Frode Forfang, head of the Norwegian Directorate of Immigration (UDI), took time Tuesday morning to outline how his agency is tackling the wave of refugees arriving in Norway, which he admits took he and his colleagues by surprise. PHOTO: newsinenglish.no/Nina Berglund
Frode Forfang, head of the Norwegian Directorate of Immigration (UDI), took time Tuesday morning to outline how his agency is tackling the wave of refugees arriving in Norway, which he admits took he and his colleagues by surprise. PHOTO: newsinenglish.no/Nina Berglund

“We were not prepared, we did not expect it,” Forfang admitted at a meeting with foreign correspondents in Oslo Tuesday morning. “I don’t think other countries in Europe did either.” He was referring to the thousands of refugees, now mostly from Syria, who started arriving in May and look likely to set a new record for asylum applications filed in Norway this year. A total of 2,313 arrived in August alone, and more are expected this month. Forfang, director general of Norway’s immigration agency UDI (Utlendingsdirektoratet), is now expecting as many as 20,000 refugees in Norway by the end of the year, far more than all the Bosnians who were granted refuge in 1993 and more than the roughly 17,000 refugees who arrived in 2009.

“But the positive thing is that the public mood has changed quite a lot,” Forfang said. Immigration and asylum issues have always been controversial in Norway, and Forfang candidly conceded that “no one wanted a refugee reception center” in their neighbourhoods earlier. “That has changed completely,” he added. “Now we’re being met with goodwill. People and the authorities want to be seen as welcoming. This is a change that will actually help.”

It’s also widely believed to have cost Norway’s conservative Progress Party the local elections that were held on Monday. The party has a long tradition of being skeptical towards immigration and accepting refugees, but it was trounced along with its minority government coalition partner, the Conservatives. One Progress Party mayor in Nordland County who’s now out of a job put the blame squarely on several of the party’s top politicians including Carl I Hagen, who continued to question the need to take in refugees. “Many voters just couldn’t go along with the things being said,” the ousted mayor, Kjell-Børge Freiberg of Hadsel, told state broadcaster NRK on Tuesday. The Progress Party is now seen as being out of touch with public sentiment and its attempt to appeal to a fear of foreigners didn’t work.

Preparing to meet demand
Forfang wouldn’t speculate on whether UDI will now have an easier time settling refugees in communities around Norway, after more liberal parties like Labour and the Greens swept the elections. He did say, though, that he and his colleagues are now actively preparing for an ongoing influx of refugees that may be much higher than the numbers arriving now, and that he expects the authorities to meet demand.

UDI is now “preparing for different scenarios,” he said, referring to the uncertainty created by border closings in Europe and negotiations going on among EU leaders over how all the nations involved can share the burden. UDI is leasing a number of places to shelter refugees on both a short-term and long-term basis. It’s creating new reception centers and transit capacity in Oslo, aided by private operators. “We have good experience in using the private sector to help house refugees,” Forfang said, noting that leasing facilities gives UDI the most flexibility, allowing the agency to shut down asylum centers when or if they’re no longer needed.
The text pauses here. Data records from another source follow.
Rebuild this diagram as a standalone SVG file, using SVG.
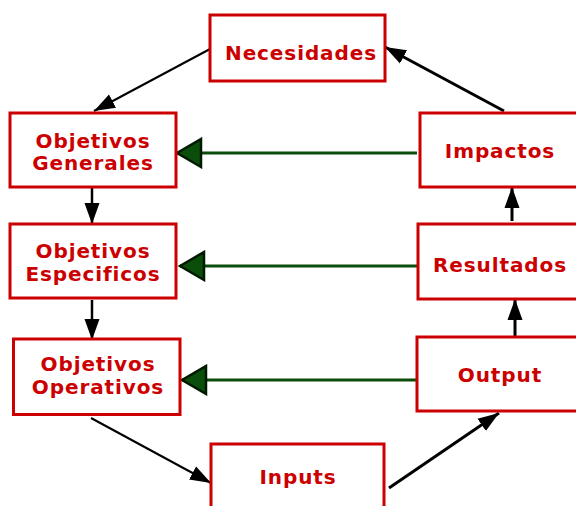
<svg xmlns="http://www.w3.org/2000/svg" width="576" height="506" viewBox="0 0 576 506">
<defs>
<style>
.box{fill:#fff;stroke:#cc0000;stroke-width:3}
.t{font-family:"DejaVu Sans","Verdana",sans-serif;font-weight:bold;font-size:20px;fill:#cc0000;text-anchor:middle;letter-spacing:0.9px}
.k{stroke:#000;fill:none}
.g{stroke:#0b4d0b;stroke-width:3;fill:none}
</style>
<marker id="ah" markerUnits="userSpaceOnUse" markerWidth="22" markerHeight="18" viewBox="0 0 22 18" refX="21" refY="9" orient="auto">
<path d="M0,1.5 L21,9 L0,16.5 z" fill="#000"/>
</marker>
<marker id="gh" markerUnits="userSpaceOnUse" markerWidth="28" markerHeight="32" viewBox="0 0 28 32" refX="26" refY="16" orient="auto">
<path d="M2,2 L26,16 L2,30 z" fill="#0b4d0b" stroke="#001a00" stroke-width="2.5"/>
</marker>
</defs>
<rect width="576" height="506" fill="#fff"/>
<g id="connectors">
<line class="k" stroke-width="2" x1="210" y1="49" x2="94" y2="111" marker-end="url(#ah)"/>
<line class="k" stroke-width="3" x1="504" y1="111" x2="385" y2="47" marker-end="url(#ah)"/>
<line class="k" stroke-width="2.5" x1="92" y1="188" x2="92" y2="224" marker-end="url(#ah)"/>
<line class="k" stroke-width="2.5" x1="92" y1="300" x2="92" y2="340" marker-end="url(#ah)"/>
<line class="k" stroke-width="2" x1="91" y1="418" x2="211" y2="483" marker-end="url(#ah)"/>
<line class="k" stroke-width="3" x1="389" y1="488" x2="499" y2="413" marker-end="url(#ah)"/>
<line class="k" stroke-width="3" x1="515" y1="337" x2="515" y2="299" marker-end="url(#ah)"/>
<line class="k" stroke-width="3" x1="512" y1="221" x2="512" y2="187" marker-end="url(#ah)"/>
<line class="g" x1="417" y1="153" x2="177" y2="153" marker-end="url(#gh)"/>
<line class="g" x1="417" y1="266" x2="180" y2="266" marker-end="url(#gh)"/>
<line class="g" x1="417" y1="380" x2="182" y2="380" marker-end="url(#gh)"/>
</g>
<g id="necesidades"><rect class="box" x="210" y="15" width="175" height="66"/><text class="t" x="301" y="60">Necesidades</text></g>
<g id="obj-generales"><rect class="box" x="10" y="113" width="166" height="74"/><text class="t" x="93" y="148">Objetivos</text><text class="t" x="93" y="170">Generales</text></g>
<g id="obj-especificos"><rect class="box" x="10" y="224" width="166" height="74"/><text class="t" x="93" y="258">Objetivos</text><text class="t" x="93" y="281">Especificos</text></g>
<g id="obj-operativos"><rect class="box" x="13.5" y="339" width="166.5" height="75.5"/><text class="t" x="98" y="371">Objetivos</text><text class="t" x="98" y="394">Operativos</text></g>
<g id="impactos"><rect class="box" x="420" y="113" width="170" height="74"/><text class="t" x="500" y="158">Impactos</text></g>
<g id="resultados"><rect class="box" x="418" y="224" width="170" height="75"/><text class="t" x="500" y="272">Resultados</text></g>
<g id="output"><rect class="box" x="417" y="337" width="170" height="74"/><text class="t" x="500" y="382">Output</text></g>
<g id="inputs"><rect class="box" x="211" y="444" width="173" height="80"/><text class="t" x="298" y="484">Inputs</text></g>
</svg>
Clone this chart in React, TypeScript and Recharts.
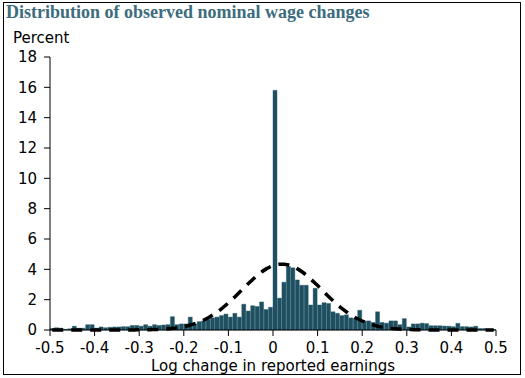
import React from "react";
import { ComposedChart, Bar, Line, XAxis, YAxis } from "recharts";

// bins of width 0.01 from -0.50 to 0.49 (left edges), values in percent
const binShares = [
  0.1, 0.15, 0.12, 0.05, 0.08, 0.25, 0.12, 0.12, 0.35, 0.35,
  0.12, 0.2, 0.15, 0.18, 0.2, 0.2, 0.22, 0.22, 0.3, 0.3,
  0.25, 0.35, 0.25, 0.35, 0.3, 0.33, 0.35, 0.88, 0.35, 0.4,
  0.4, 0.85, 0.4, 0.55, 0.6, 0.7, 0.8, 0.85, 0.95, 1.05,
  0.85, 1.1, 0.85, 1.7, 1.25, 1.6, 1.55, 1.85, 1.35, 1.5,
  15.8, 2.1, 3.15, 4.2, 4.1, 3.3, 2.95, 2.95, 1.65, 2.75,
  1.65, 1.8, 1.75, 1.2, 1.1, 0.95, 1.0, 0.8, 0.75, 1.3,
  0.6, 0.6, 0.5, 1.2, 0.5, 0.45, 0.6, 0.6, 0.35, 0.75,
  0.2, 0.4, 0.4, 0.45, 0.42, 0.28, 0.28, 0.28, 0.26, 0.25,
  0.22, 0.44, 0.22, 0.22, 0.2, 0.25, 0.1, 0.1, 0.05, 0.03,
];

// dashed reference curve, read at the same bin centres
const curveShares = [
  0, 0, 0, 0, 0, 0, 0, 0, 0, 0,
  0, 0, 0, 0, 0, 0, 0, 0, 0, 0.01,
  0.01, 0.01, 0.02, 0.03, 0.04, 0.06, 0.08, 0.11, 0.14, 0.19,
  0.25, 0.33, 0.42, 0.53, 0.66, 0.81, 0.99, 1.19, 1.41, 1.66,
  1.92, 2.2, 2.49, 2.79, 3.07, 3.35, 3.61, 3.84, 4.03, 4.19,
  4.29, 4.34, 4.34, 4.29, 4.19, 4.03, 3.84, 3.61, 3.35, 3.07,
  2.79, 2.49, 2.2, 1.92, 1.66, 1.41, 1.19, 0.99, 0.81, 0.66,
  0.53, 0.42, 0.33, 0.25, 0.19, 0.14, 0.11, 0.08, 0.06, 0.04,
  0.03, 0.02, 0.01, 0.01, 0.01, 0, 0, 0, 0, 0,
  0, 0, 0, 0, 0, 0, 0, 0, 0, 0,
];

const xTicks = [-0.5, -0.4, -0.3, -0.2, -0.1, 0, 0.1, 0.2, 0.3, 0.4, 0.5];
const yTicks = [0, 2, 4, 6, 8, 10, 12, 14, 16, 18];

const data = binShares.map((v, i) => ({
  x: Math.round((-0.495 + i * 0.01) * 1000) / 1000,
  pct: v,
  curve: curveShares[i],
}));

const font = "'DejaVu Sans', Verdana, sans-serif";

export default function App() {
  return (
    <div style={{ position: "absolute", left: 0, top: 0, width: 525, height: 378, background: "#fff" }}>
      <div
        style={{
          position: "absolute", left: 3, top: 2, width: 516, height: 371,
          border: "1px solid #000",
        }}
      />
      <div
        style={{
          position: "absolute", left: 6, top: 2,
          fontFamily: "'Liberation Serif', serif", fontWeight: 700, fontSize: 18,
          color: "#3c6c7e", whiteSpace: "nowrap",
        }}
      >
        Distribution of observed nominal wage changes
      </div>
      <div style={{ position: "absolute", left: 13, top: 29, fontFamily: font, fontSize: 15, color: "#000" }}>
        Percent
      </div>
      <div
        style={{
          position: "absolute", left: 50, width: 446, top: 359, textAlign: "center",
          fontFamily: font, fontSize: 15, lineHeight: "14px", color: "#000", whiteSpace: "nowrap",
        }}
      >
        Log change in reported earnings
      </div>
      <div style={{ position: "absolute", left: 0, top: 0 }}>
        <ComposedChart
          width={525}
          height={378}
          data={data}
          margin={{ top: 57, right: 29, left: 10, bottom: 28 }}
          barCategoryGap={0}
          barGap={0}
        >
          <XAxis
            dataKey="x"
            type="number"
            domain={[-0.5, 0.5]}
            ticks={xTicks}
            height={20}
            tickSize={6}
            tickMargin={6}
            axisLine={{ stroke: "#000" }}
            tickLine={{ stroke: "#000" }}
            tick={{ fill: "#000", fontSize: 15, fontFamily: font }}
            tickFormatter={(v) => String(v)}
          />
          <YAxis
            type="number"
            domain={[0, 18]}
            ticks={yTicks}
            width={40}
            tickSize={6}
            tickMargin={7}
            axisLine={{ stroke: "#000" }}
            tickLine={{ stroke: "#000" }}
            tick={{ fill: "#000", fontSize: 15, fontFamily: font }}
          />
          <Bar dataKey="pct" fill="#1f5061" stroke="#1f5061" strokeWidth={0.4} isAnimationActive={false} />
          <Line
            dataKey="curve"
            type="monotone"
            stroke="#000"
            strokeWidth={3.5}
            strokeDasharray="11 8"
            dot={false}
            activeDot={false}
            isAnimationActive={false}
          />
        </ComposedChart>
      </div>
    </div>
  );
}
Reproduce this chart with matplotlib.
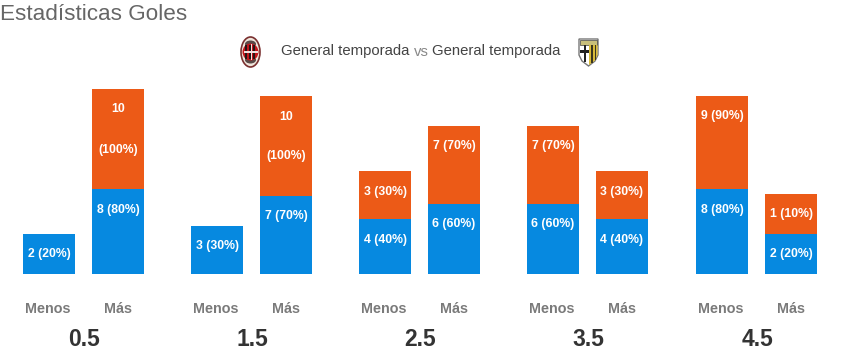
import math
import matplotlib
matplotlib.use('Agg')
import matplotlib.pyplot as plt
from matplotlib.patches import Ellipse, Polygon, Rectangle

plt.rcParams['font.family'] = 'Liberation Sans'

# Data
lines = ['0.5', '1.5', '2.5', '3.5', '4.5']
menos_blue = [2, 3, 4, 6, 8]
menos_blue_pct = [20, 30, 40, 60, 80]
menos_orange = [0, 0, 3, 7, 9]
menos_orange_pct = [0, 0, 30, 70, 90]
mas_blue = [8, 7, 6, 4, 2]
mas_blue_pct = [80, 70, 60, 40, 20]
mas_orange = [10, 10, 7, 3, 1]
mas_orange_pct = [100, 100, 70, 30, 10]

BLUE = '#0689e0'
ORANGE = '#ec5a17'
GREY = '#7a7a7a'


# the site draws bars with an offset and a minimum height
def seg_height(v):
    if v == 0:
        return 0
    return max(40, math.ceil(25 + 7.5 * v))


fig = plt.figure(figsize=(8.43, 3.58), dpi=100)
ax = fig.add_axes([0, 0, 1, 1])
ax.set_xlim(0, 843)
ax.set_ylim(358, 0)
ax.axis('off')

base = 274
width = 52
group_x = [23, 191, 359, 527, 696]


def bar_label(x, y, s):
    ax.text(x + width / 2, y, s, color='white', fontsize=8.8, fontweight='bold',
            ha='center', va='center')


def draw_stack(x, blue, blue_pct, orange, orange_pct):
    hb = seg_height(blue)
    ho = seg_height(orange)
    ax.bar(x, -hb, width, bottom=base, color=BLUE, align='edge')
    bar_label(x, base - hb + 20.5, f'{blue} ({blue_pct}%)')
    if orange == 0:
        return
    ax.bar(x, -ho, width, bottom=base - hb, color=ORANGE, align='edge')
    top = base - hb - ho
    if orange_pct == 100:
        bar_label(x, top + 20.5, str(orange))
        bar_label(x, top + 60.5, f'({orange_pct}%)')
    else:
        bar_label(x, top + 20.5, f'{orange} ({orange_pct}%)')


for i, name in enumerate(lines):
    x0 = group_x[i]
    x1 = x0 + 69
    draw_stack(x0, menos_blue[i], menos_blue_pct[i], menos_orange[i], menos_orange_pct[i])
    draw_stack(x1, mas_blue[i], mas_blue_pct[i], mas_orange[i], mas_orange_pct[i])
    ax.text(x0 + width / 2 - 1, 309, 'Menos', color=GREY, fontsize=10.4, fontweight='bold',
            ha='center', va='center')
    ax.text(x1 + width / 2, 309, 'Más', color=GREY, fontsize=10.4, fontweight='bold',
            ha='center', va='center')
    ax.text(x0 + 61, 340, name, color='#333333', fontsize=16.5, fontweight='bold',
            ha='center', va='center')

# Title and header
ax.text(0, 14, 'Estadísticas Goles', color='#666666', fontsize=16.2, ha='left', va='center')
ax.text(281, 51, 'General temporada', color='#444444', fontsize=10.7, ha='left', va='center')
ax.text(414, 51.5, 'vs', color='#888888', fontsize=10.7, ha='left', va='center')
ax.text(432, 51, 'General temporada', color='#444444', fontsize=10.7, ha='left', va='center')

# Milan badge
ax.add_patch(Ellipse((250.5, 52), 19, 30, fc='#efe6dc', ec='#7a3030', lw=1.2))
ax.add_patch(Ellipse((250.5, 44), 11, 7, fc='#5a4a48', ec='none'))
ax.add_patch(Ellipse((250.5, 60), 11, 7, fc='#5a4a48', ec='none'))
ax.add_patch(Ellipse((250.5, 52), 16, 17, fc='#c4161c', ec='none'))
for sx in [245, 248.5, 253]:
    ax.add_patch(Rectangle((sx, 45), 2, 14, fc='#2a1515'))
ax.add_patch(Rectangle((243.5, 51), 14, 1.5, fc='#f2dede'))
ax.add_patch(Rectangle((250.5, 44), 1.5, 16, fc='#f2dede'))

# Parma badge
shield = [(579, 39), (598, 39), (598, 55), (595, 61), (588.5, 66), (582, 61), (579, 55)]
ax.add_patch(Polygon(shield, closed=True, fc='white', ec='#777777', lw=1))
ax.add_patch(Rectangle((580, 40), 17, 4.5, fc='#c9bf7a', ec='#444444', lw=0.5))
ax.add_patch(Rectangle((583.5, 45), 2.5, 17, fc='#222222'))
ax.add_patch(Rectangle((580, 50), 9, 2.5, fc='#222222'))
ax.add_patch(Polygon([(589, 45), (597.5, 45), (597.5, 55), (595, 60.5), (589, 65)],
                     closed=True, fc='#d8bb3a', ec='none'))
ax.add_patch(Rectangle((591, 45), 1.6, 18, fc='#3a3520'))
ax.add_patch(Rectangle((594.5, 45), 1.6, 15, fc='#3a3520'))

fig.savefig('out.png', dpi=100)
He said that around 80 percent of the refugees now arriving in Norway are from Syria and almost all of them get their asylum applications approved because they can demonstrate a real need for protection. In addition to the 20,000 who may arrive this year, more than 5,000 other refugees who arrived earlier and won asylum in Norway are still living in asylum centers, awaiting resettlement. These refugees come in addition to the 8,000 refugees that Norway’s Parliament also has agreed to take in through the United Nations. This means as many as 33,000 refugees may need new homes in Norway over the next few years, plus all the others likely to arrive later.

Sees little risk
Forfang confirmed that the state pays around 90 percent of the costs associated with resettling refugees, yet local governments have still balked at agreeing to take them in. That may change, given the shift in public sentiment. Some Norwegians are even offering beds in their own homes, and registering with authorities that they’re willing to accommodate refugees should the need arise. “There are some practical challenges with that,” Forfang conceded. “We can’t deal with hundreds of landlords all over the country.” But he welcomes the outpouring of grass roots assistance.

He said he has no serious concerns about the people now turning up in Norway, noting that all are subject to both health and security checks. “We cooperate with the police and with the security police (PST),” he said. “We have no indication that those coming to Norway represent risk. They are being screened, but I think others living here who’ve become radicalized pose a greater risk than the refugees.”

Forfang said it would be “simply impossible” to close Norway’s thousands of kilometers of borders to the refugee wave. He is also expecting more to arrive over the border Norway shares with Russia in the far north, where around 300 so far have crossed into Norway to seek asylum. Most, he said, are coming from areas of Syria still controlled by the Syrian government and have taken a flight to Moscow, traveled on to Murmansk and then into Norway. Instead of bringing those refugees south to Oslo for processing, Forfang said UDI decided last week to transfer staff up to the northern city of Kirkenes, close to the Russian border, where police will also carry out the registration procedures as well. Plans call for refugees to also be accommodated in a reception center in Northern Norway until they can be resettled.